» DATA
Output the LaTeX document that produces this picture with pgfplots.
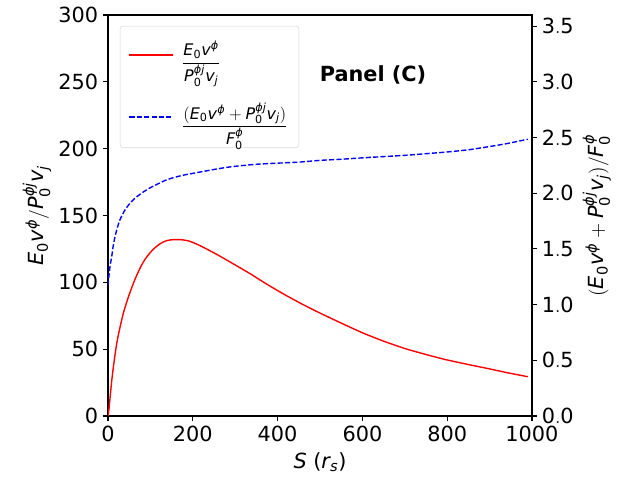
\documentclass[border=0pt]{standalone}
\usepackage{mathspec}
\setmainfont{DejaVu Sans}
\setmathsfont(Digits,Latin,Greek){DejaVu Sans}
\usepackage{pgfplots}
\pgfplotsset{compat=1.18}
\pgfplotstableread{
S v
0 0
2.4 5.5
5 14
8.6 25.7
12 35
16.5 45.6
21 55
26 63
31 70
36 76.8
42 83
48 89
56 96
64 102.5
72 108.2
79 112.8
87 117
95 120.5
107 124.8
119 128
132 130.5
146 131.7
162 132
178 131.7
192 130.8
205 129.2
220 127
237 124.2
256 121
276 117.4
300 113
335 106.5
370 99.5
410 92
453 84.5
500 77
550 69.5
602 62
650 56
700 50.5
750 46
799 42
850 38.5
893 35.7
940 32.5
990 29.4
}\redtab
\pgfplotstableread{
S v
0 1.17
2 1.25
5 1.35
8.7 1.43
12 1.52
16.5 1.61
22 1.69
28 1.76
40 1.85
52 1.91
65 1.96
83 2.01
100 2.05
138 2.12
175 2.16
217 2.19
260 2.22
296 2.24
350 2.26
400 2.27
453 2.28
500 2.295
550 2.305
610 2.32
700 2.34
750 2.355
799 2.37
850 2.39
893 2.415
940 2.445
990 2.485
}\bluetab
\pgfplotsset{
  common/.style={
    width=305.28bp, height=288.72bp, scale only axis,
    at={(0,0)}, anchor=south west,
    xmin=0, xmax=1000,
    tick align=outside, major tick length=3.5bp,
    every tick/.style={black, line width=0.8bp},
    axis line style={line width=0.8bp},
    tick label style={font=\fontsize{15bp}{18bp}\selectfont},
    label style={font=\fontsize{15bp}{18bp}\selectfont},
  }
}
\begin{document}
\begin{tikzpicture}
\useasboundingbox (-77.76bp,-46.08bp) rectangle (383.04bp,299.52bp);
\begin{axis}[common,
  ymin=0, ymax=300,
  xtick={0,200,400,600,800,1000},
  ytick={0,50,100,150,200,250,300},
  xticklabel style={/pgf/number format/.cd, 1000 sep={}},
  xtick pos=left, ytick pos=left,
  xlabel={$S$ ($r_s$)},
  ylabel={$E_0v^{\varphi}/P_0^{\varphi j}v_j$},
  x label style={at={(axis description cs:0.5,-0.115)}, anchor=center},
  y label style={at={(axis description cs:-0.1675,0.5)}, anchor=center},
  legend cell align=left,
  legend style={at={(0.028,0.973)}, anchor=north west, draw=black!15, rounded corners=2pt,
    fill=white, font=\fontsize{11.5bp}{14bp}\selectfont, row sep=20bp,
    inner xsep=6bp, inner ysep=9bp},
]
\addlegendimage{legend image code/.code={\draw[color=red, line width=1.2bp] (0bp,0bp) -- (31bp,0bp);}}
\addlegendentry{\hspace{4bp}$\displaystyle\frac{E_0v^{\varphi}}{P_0^{\varphi j}v_j}$}
\addlegendimage{legend image code/.code={\draw[color=blue, line width=1.4bp, dash pattern=on 3.7bp off 1.6bp] (0bp,0bp) -- (31bp,0bp);}}
\addlegendentry{\hspace{4bp}$\displaystyle\frac{(E_0v^{\varphi}+P_0^{\varphi j}v_j)}{F_0^{\varphi}}$}
\addplot[red, line width=1bp, smooth, tension=0.4, forget plot] table[x=S,y=v] {\redtab};
\node[font=\fontsize{15bp}{18bp}\selectfont\bfseries] at (axis cs:625,255) {Panel (C)};
\end{axis}
\begin{axis}[common,
  axis y line*=right, axis x line=none,
  ymin=0, ymax=3.6,
  ytick={0,0.5,1,1.5,2,2.5,3,3.5},
  yticklabel style={/pgf/number format/.cd, fixed, fixed zerofill, precision=1},
  ylabel={$(E_0v^{\varphi}+P_0^{\varphi j}v_j)/F_0^{\varphi}$},
  y label style={at={(axis description cs:1.153,0.5)}, anchor=center},
]
\addplot[blue, line width=1bp, dash pattern=on 3.7bp off 1.6bp, smooth, tension=0.4] table[x=S,y=v] {\bluetab};
\end{axis}
\end{tikzpicture}
\end{document}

» EXERCISE GOAL
Omit the pictures, and quote the material above exactly as given.

» ANSWER FOR THIS EXERCISE
Output the LaTeX document that produces this picture with pgfplots.
\documentclass[border=0pt]{standalone}
\usepackage{mathspec}
\setmainfont{DejaVu Sans}
\setmathsfont(Digits,Latin,Greek){DejaVu Sans}
\usepackage{pgfplots}
\pgfplotsset{compat=1.18}
\pgfplotstableread{
S v
0 0
2.4 5.5
5 14
8.6 25.7
12 35
16.5 45.6
21 55
26 63
31 70
36 76.8
42 83
48 89
56 96
64 102.5
72 108.2
79 112.8
87 117
95 120.5
107 124.8
119 128
132 130.5
146 131.7
162 132
178 131.7
192 130.8
205 129.2
220 127
237 124.2
256 121
276 117.4
300 113
335 106.5
370 99.5
410 92
453 84.5
500 77
550 69.5
602 62
650 56
700 50.5
750 46
799 42
850 38.5
893 35.7
940 32.5
990 29.4
}\redtab
\pgfplotstableread{
S v
0 1.17
2 1.25
5 1.35
8.7 1.43
12 1.52
16.5 1.61
22 1.69
28 1.76
40 1.85
52 1.91
65 1.96
83 2.01
100 2.05
138 2.12
175 2.16
217 2.19
260 2.22
296 2.24
350 2.26
400 2.27
453 2.28
500 2.295
550 2.305
610 2.32
700 2.34
750 2.355
799 2.37
850 2.39
893 2.415
940 2.445
990 2.485
}\bluetab
\pgfplotsset{
  common/.style={
    width=305.28bp, height=288.72bp, scale only axis,
    at={(0,0)}, anchor=south west,
    xmin=0, xmax=1000,
    tick align=outside, major tick length=3.5bp,
    every tick/.style={black, line width=0.8bp},
    axis line style={line width=0.8bp},
    tick label style={font=\fontsize{15bp}{18bp}\selectfont},
    label style={font=\fontsize{15bp}{18bp}\selectfont},
  }
}
\begin{document}
\begin{tikzpicture}
\useasboundingbox (-77.76bp,-46.08bp) rectangle (383.04bp,299.52bp);
\begin{axis}[common,
  ymin=0, ymax=300,
  xtick={0,200,400,600,800,1000},
  ytick={0,50,100,150,200,250,300},
  xticklabel style={/pgf/number format/.cd, 1000 sep={}},
  xtick pos=left, ytick pos=left,
  xlabel={$S$ ($r_s$)},
  ylabel={$E_0v^{\varphi}/P_0^{\varphi j}v_j$},
  x label style={at={(axis description cs:0.5,-0.115)}, anchor=center},
  y label style={at={(axis description cs:-0.1675,0.5)}, anchor=center},
  legend cell align=left,
  legend style={at={(0.028,0.973)}, anchor=north west, draw=black!15, rounded corners=2pt,
    fill=white, font=\fontsize{11.5bp}{14bp}\selectfont, row sep=20bp,
    inner xsep=6bp, inner ysep=9bp},
]
\addlegendimage{legend image code/.code={\draw[color=red, line width=1.2bp] (0bp,0bp) -- (31bp,0bp);}}
\addlegendentry{\hspace{4bp}$\displaystyle\frac{E_0v^{\varphi}}{P_0^{\varphi j}v_j}$}
\addlegendimage{legend image code/.code={\draw[color=blue, line width=1.4bp, dash pattern=on 3.7bp off 1.6bp] (0bp,0bp) -- (31bp,0bp);}}
\addlegendentry{\hspace{4bp}$\displaystyle\frac{(E_0v^{\varphi}+P_0^{\varphi j}v_j)}{F_0^{\varphi}}$}
\addplot[red, line width=1bp, smooth, tension=0.4, forget plot] table[x=S,y=v] {\redtab};
\node[font=\fontsize{15bp}{18bp}\selectfont\bfseries] at (axis cs:625,255) {Panel (C)};
\end{axis}
\begin{axis}[common,
  axis y line*=right, axis x line=none,
  ymin=0, ymax=3.6,
  ytick={0,0.5,1,1.5,2,2.5,3,3.5},
  yticklabel style={/pgf/number format/.cd, fixed, fixed zerofill, precision=1},
  ylabel={$(E_0v^{\varphi}+P_0^{\varphi j}v_j)/F_0^{\varphi}$},
  y label style={at={(axis description cs:1.153,0.5)}, anchor=center},
]
\addplot[blue, line width=1bp, dash pattern=on 3.7bp off 1.6bp, smooth, tension=0.4] table[x=S,y=v] {\bluetab};
\end{axis}
\end{tikzpicture}
\end{document}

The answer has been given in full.